School is full of conflict. This week we explore three conflicts in the classroom. Students and teachers use poetry and stories to reflect on moments of friction at school and help us understand why they matter.
In the first story, writer Jamila Reddy shares a poem about an elementary school conflict. Kids can be mean, even at a really young age. But why are they mean? And what is the lasting impact?
The second story is about identity and belonging, and it is about a nuance in Spanish grammar. Students Abigail Stern and Yen Nguyen sit down to talk with their Spanish teacher Brenda De Leon about a moment of conflict from earlier this year.
The last story is not so much about conflict as it is about overcoming conflict. Three high school students from the Poetic Justice program who never thought they would graduate are getting diplomas. This story is from four years ago and explores how students used poetry to empower themselves and excel in school.

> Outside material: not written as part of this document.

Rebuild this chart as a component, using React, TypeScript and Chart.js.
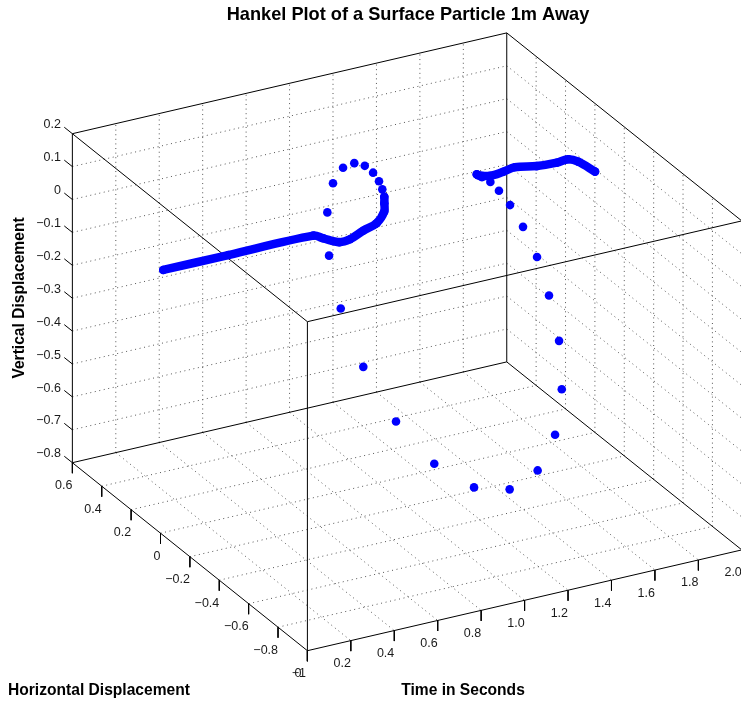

The classroom is a crucible. It is a place that defines us. And it is a place where we stretch who we are and what we are capable of in this world. But it is also a reflection of the world around us that includes the hurt we cause each other. The conflicts we encounter in school, they pull us down, but they also teach us how to persevere. In the midst of these conflicts, the power of stories emerge. Our stories are a bridge, a beacon, and an empowering force. In the midst of conflict, our stories connect us.